Understanding CCS


Safely and reliably transporting carbon dioxide (CO2) from where it is captured to a storage site is an important stage in the carbon capture and storage (CCS) process. Transport of CO2 occurs daily in many parts of the world however, significant investment in transportation infrastructure is required to enable large-scale deployment.

How is CO2 transported?

Pipelines are – and are likely to continue to be – the most common method of transporting the very large quantities of CO2 involved in CCS. There are already millions of kilometres of pipelines around the world that transport various gases, including CO2

Transport of CO2 by truck and rail is possible for small quantities. Trucks are used at some project sites, moving the CO2 from where it is captured to a nearby storage location. Given the large quantities of CO2 that would be captured via CCS in the long-term, it is unlikely that truck and rail transport will be significant.

Ship transportation can be an alternative option for many regions of the world. Shipment of CO2 already takes place on a small scale in Europe, where ships transport food-quality CO2 (around 1,000 tonnes) from large point sources to coastal distribution terminals. 

Larger-scale shipment of CO2, with capacities in the range of 10,000 to 40,000 cubic metres, is likely to have much in common with the shipment of liquefied petroleum gas (LPG). There is already a great deal of expertise in transporting LPG, which has developed into a worldwide industry over a period of 70 years. 

Is transport of CO2 safe?

There is significant experience with CO2 pipeline development and operation on land and under the sea. There are around 50 CO2 pipelines currently operating in the US, which transport approximately 68 million tonnes per annum of CO2

CO2 pipelines and ships pose no higher risk than is already safely managed for transporting hydrocarbons such as natural gas and oil. International standards are being developed to further promote safe and efficient operation of CO2 infrastructure.

Does the infrastructure needed to support CO2 transport exist?

Extensive networks of pipelines already exist around the world, both on land and under the sea. In the United States (US) alone, there are about 800,000 km of hazardous liquid and natural gas pipelines, in addition to 3.5 million km of natural gas distribution lines. Some 6,500 km of pipelines actively transport CO2 today. 

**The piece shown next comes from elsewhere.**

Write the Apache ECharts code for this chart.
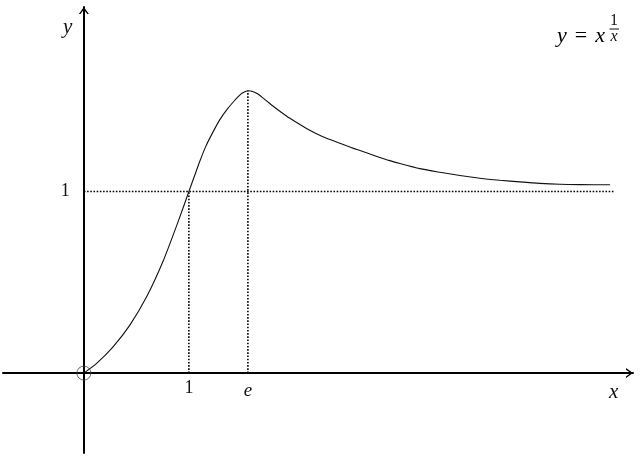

That said, the scale of pipeline infrastructure needed to support longer-term CCS deployment around the world is considerable. The estimated CO2 transportation infrastructure to be built in the coming 30-40 years (consistent with the International Energy Agency’s least-cost pathway to halve energy-related CO2 emissions by 2050) is roughly 100 times larger than currently exists.

CO2 hubs, clusters and transportation networks

The initial demand for additional CO2 transportation capacity will likely unfold in an incremental and geographically dispersed manner as new dedicated capture plants, storage and enhanced oil recovery (EOR) facilities are brought online. 

Large-scale deployment of CCS is likely to result in the linking of proximate CO2 sources, through a hub, to clusters of storage  ‘sinks’, either by  ship or so-called ‘back bone’ pipelines. While hubs, clusters, and networks are terms used somewhat interchangeably, their use to describe projects highlights subtle differences.

A CO2 cluster may refer to a grouping of individual CO2 sources, or to storage sites such as multiple fields within a region. The Permian Basin in the US has several clusters of oilfields undergoing CO2-EOR fed by a network of pipelines.

A CO2 hub collects CO2 from various emitters and redistributes it to single or multiple storage locations. For example, the South West Hub project in Western Australia seeks to collect CO2 from various sources in the Kwinana and Collie industrial areas for storage in the Lesueur formation in the Southern Perth Basin. 

A CO2 network is an expandable collection and transportation infrastructure providing access for multiple emitters. 

The incentives for CCS projects to be developed as part of a hub, cluster, or network include economies of scale (lower per unit costs for constructing and operating CO2 pipelines). The costs per project are lower than can be achieved with stand-alone projects, where each CO2 point source has its own independent and smaller scale transportation or storage requirement. A coordinated network approach can also lower the barriers of entry for all participating CCS projects, including for emitters, that do not need to develop their own separate transportation and storage solutions.